The bill, released last week by Sens. Richard Burr (R-NC) and Dianne Feinstein (D-CA), two leading senators on the Senate Intelligence Committee, would require tech companies and phone makers to decrypt customer data at a court's request.
Or in the words of one opposing senator, Ron Wyden (D-OR), who also sits on the intelligence committee: "This is requiring American companies to build a backdoor."
That poses a big problem for tech companies, who in recent years pushed back against the prying eyes of the US government's secretive surveillance state.
With encryption becoming more ubiquitous in devices and apps than ever, the number of unencrypted services are falling into the minority. Apple encrypts storage on iPhones, Google encrypts the connection between email servers, and Facebook-owned WhatsApp encrypts messages end-to-end.

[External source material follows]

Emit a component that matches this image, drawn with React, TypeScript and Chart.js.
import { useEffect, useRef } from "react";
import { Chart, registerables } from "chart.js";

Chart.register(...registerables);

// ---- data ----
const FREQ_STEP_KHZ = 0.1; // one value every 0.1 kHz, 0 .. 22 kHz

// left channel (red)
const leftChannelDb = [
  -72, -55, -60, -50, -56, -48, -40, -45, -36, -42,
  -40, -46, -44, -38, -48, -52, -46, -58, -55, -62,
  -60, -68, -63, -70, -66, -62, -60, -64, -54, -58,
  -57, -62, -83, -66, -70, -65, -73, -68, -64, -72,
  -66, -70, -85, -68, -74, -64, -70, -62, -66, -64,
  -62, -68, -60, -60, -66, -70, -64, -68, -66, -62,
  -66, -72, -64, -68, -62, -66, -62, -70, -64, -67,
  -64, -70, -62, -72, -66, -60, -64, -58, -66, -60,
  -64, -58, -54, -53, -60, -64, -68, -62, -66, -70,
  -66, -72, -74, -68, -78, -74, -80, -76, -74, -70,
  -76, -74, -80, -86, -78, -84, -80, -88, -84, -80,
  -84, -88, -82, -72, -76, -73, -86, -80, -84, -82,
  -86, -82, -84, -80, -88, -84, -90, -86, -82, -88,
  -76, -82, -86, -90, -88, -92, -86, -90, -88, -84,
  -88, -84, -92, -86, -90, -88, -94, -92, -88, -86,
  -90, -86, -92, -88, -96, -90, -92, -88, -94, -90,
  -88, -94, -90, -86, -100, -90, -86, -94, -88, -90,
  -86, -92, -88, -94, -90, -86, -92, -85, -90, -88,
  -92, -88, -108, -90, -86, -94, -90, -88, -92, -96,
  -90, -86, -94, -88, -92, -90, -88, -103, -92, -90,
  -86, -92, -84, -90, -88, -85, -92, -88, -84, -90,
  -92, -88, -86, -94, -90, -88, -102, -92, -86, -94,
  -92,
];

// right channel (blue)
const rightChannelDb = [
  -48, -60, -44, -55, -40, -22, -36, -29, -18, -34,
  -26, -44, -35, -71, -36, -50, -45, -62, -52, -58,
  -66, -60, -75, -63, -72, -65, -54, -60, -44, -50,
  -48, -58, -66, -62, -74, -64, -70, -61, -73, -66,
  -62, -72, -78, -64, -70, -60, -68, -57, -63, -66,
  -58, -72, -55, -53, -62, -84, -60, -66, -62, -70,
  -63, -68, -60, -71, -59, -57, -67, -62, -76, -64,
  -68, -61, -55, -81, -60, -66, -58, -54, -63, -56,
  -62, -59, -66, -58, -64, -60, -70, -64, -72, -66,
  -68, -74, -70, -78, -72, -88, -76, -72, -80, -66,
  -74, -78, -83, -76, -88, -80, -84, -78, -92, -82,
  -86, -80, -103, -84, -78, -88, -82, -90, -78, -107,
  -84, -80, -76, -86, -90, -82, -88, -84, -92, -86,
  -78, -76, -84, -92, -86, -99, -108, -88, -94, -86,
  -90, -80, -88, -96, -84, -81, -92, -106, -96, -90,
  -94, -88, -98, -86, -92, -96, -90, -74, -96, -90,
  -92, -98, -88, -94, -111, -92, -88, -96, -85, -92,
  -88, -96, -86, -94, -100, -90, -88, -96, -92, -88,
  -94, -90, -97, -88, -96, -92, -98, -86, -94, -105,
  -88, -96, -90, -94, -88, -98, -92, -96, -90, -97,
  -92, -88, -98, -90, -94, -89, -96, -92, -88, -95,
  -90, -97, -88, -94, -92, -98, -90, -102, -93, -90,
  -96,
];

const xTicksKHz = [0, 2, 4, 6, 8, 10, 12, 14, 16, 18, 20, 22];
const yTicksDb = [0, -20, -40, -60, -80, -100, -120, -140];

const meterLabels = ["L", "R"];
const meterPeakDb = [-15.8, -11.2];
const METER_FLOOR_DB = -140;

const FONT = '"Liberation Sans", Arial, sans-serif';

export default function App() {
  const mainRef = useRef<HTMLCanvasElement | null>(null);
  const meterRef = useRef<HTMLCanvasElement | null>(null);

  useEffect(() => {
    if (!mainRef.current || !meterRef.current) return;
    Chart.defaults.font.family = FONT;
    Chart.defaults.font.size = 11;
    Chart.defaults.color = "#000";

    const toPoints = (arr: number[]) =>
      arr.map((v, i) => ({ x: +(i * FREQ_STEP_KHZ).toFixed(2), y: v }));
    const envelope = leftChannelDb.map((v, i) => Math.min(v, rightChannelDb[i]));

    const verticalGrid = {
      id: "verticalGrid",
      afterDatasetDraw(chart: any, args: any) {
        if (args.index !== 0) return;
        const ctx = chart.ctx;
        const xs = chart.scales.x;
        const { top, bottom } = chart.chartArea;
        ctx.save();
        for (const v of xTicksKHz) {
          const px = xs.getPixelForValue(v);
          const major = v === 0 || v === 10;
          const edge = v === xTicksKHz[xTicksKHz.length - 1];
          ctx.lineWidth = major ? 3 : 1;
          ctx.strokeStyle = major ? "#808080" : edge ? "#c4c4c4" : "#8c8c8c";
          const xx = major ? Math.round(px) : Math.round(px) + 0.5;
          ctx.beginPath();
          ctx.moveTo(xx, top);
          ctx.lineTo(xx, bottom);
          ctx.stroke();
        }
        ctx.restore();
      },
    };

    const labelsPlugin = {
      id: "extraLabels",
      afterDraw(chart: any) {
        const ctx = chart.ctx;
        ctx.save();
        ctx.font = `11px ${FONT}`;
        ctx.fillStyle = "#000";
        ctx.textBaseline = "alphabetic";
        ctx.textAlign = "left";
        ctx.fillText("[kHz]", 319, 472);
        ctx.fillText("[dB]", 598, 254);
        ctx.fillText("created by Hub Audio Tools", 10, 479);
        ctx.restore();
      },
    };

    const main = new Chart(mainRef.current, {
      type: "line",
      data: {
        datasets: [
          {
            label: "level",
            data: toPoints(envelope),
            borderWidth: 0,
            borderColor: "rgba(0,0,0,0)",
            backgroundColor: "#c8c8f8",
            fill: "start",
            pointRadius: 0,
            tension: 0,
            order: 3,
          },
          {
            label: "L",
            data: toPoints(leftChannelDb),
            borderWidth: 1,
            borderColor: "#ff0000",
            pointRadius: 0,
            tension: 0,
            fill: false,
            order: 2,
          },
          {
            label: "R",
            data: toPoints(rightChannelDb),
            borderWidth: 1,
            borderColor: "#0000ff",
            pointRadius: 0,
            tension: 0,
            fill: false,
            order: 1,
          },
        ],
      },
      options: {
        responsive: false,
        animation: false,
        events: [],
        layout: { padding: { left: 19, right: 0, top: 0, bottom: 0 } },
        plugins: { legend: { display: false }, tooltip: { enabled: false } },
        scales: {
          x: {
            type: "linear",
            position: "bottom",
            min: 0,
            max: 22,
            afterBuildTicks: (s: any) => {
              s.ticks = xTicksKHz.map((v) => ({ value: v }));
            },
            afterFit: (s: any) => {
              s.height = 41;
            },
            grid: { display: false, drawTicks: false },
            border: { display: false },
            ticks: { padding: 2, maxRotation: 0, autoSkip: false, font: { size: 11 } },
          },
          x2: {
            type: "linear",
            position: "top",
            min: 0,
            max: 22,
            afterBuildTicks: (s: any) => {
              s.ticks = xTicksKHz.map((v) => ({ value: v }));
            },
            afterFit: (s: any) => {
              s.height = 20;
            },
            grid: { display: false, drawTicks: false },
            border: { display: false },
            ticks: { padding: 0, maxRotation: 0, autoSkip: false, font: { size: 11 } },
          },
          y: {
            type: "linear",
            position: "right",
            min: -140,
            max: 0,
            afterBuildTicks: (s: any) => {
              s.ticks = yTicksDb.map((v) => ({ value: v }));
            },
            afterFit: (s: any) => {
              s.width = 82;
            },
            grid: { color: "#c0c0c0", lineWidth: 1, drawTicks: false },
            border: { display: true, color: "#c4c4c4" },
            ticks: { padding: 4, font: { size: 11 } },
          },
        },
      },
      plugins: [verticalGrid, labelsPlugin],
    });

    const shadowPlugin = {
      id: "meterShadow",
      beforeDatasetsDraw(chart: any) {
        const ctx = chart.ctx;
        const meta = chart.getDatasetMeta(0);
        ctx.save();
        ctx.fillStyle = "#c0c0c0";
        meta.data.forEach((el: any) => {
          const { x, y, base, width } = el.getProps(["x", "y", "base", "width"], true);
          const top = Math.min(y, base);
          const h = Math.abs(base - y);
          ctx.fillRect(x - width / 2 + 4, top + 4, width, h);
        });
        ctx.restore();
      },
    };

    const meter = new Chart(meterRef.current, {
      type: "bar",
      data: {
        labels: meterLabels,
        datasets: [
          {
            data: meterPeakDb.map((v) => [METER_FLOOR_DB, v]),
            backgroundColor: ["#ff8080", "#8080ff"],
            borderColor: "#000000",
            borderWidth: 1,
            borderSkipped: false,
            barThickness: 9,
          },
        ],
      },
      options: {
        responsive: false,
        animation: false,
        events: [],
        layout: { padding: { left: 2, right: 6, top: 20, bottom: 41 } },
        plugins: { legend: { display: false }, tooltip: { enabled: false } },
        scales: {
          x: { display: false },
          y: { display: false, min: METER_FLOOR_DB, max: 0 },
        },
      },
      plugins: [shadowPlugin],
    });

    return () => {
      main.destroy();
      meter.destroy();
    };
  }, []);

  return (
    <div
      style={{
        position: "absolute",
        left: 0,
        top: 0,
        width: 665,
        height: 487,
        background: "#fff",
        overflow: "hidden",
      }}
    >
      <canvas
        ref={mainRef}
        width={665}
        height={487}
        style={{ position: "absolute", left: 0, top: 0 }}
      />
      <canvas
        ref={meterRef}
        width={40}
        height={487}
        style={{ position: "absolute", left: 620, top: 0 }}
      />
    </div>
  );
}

With a hack a minute and the looming threat of nation-state attackers, encryption keeps vital information scrambled and unreadable to the outside eye. In the event of a hack, that encrypted data is all but useless. The byproduct of scrambling user data is that it makes it impossible for these companies to turn over data on its users and customers to law enforcement for legitimate investigative purposes.
The Burr-Feinstein bill aims to put the needs of law enforcement over the risk of hackers, by punching a hole in Silicon Valley's encryption effort. The bill would force companies to install a backdoor, or use weak encryption, making the data readable and useful to law enforcement who seek access to it.
The unwavering view of the security and cryptography community is that if there's a backdoor for law enforcement, hackers will find it and would take everything they can, leading to incalculable damage.
By mandating a backdoor in almost every tech product and service, the bill would fundamentally and needlessly undermine one of the sectors with the strongest security. Recent data shows that of all industries, government is the lowest ranked in cybersecurity standing, with information services and technology ranking at the top. Given that the government can't keep its own systems safe, mandating tech companies to poke holes in their own strong security would be nothing short of an act of corporate sabotage.
Because the bill doesn't discriminate between the business and personal devices, the bill will not only put ordinary Americans' data at risk, but also corporate America's data at risk -- leaving its strongest industrial sectors open to foreign hackers and espionage.
But the threat could also come from within. In the wake of the Snowden revelations, can the government -- let alone the incoming government of a new president -- be trusted not to abuse their powers to conduct mass surveillance or intelligence gathering on hundreds of millions, or even billions of devices?
America's cybersecurity and economic security would suffer if the Burr-Feinstein bill becomes law, and that means its national security is at risk.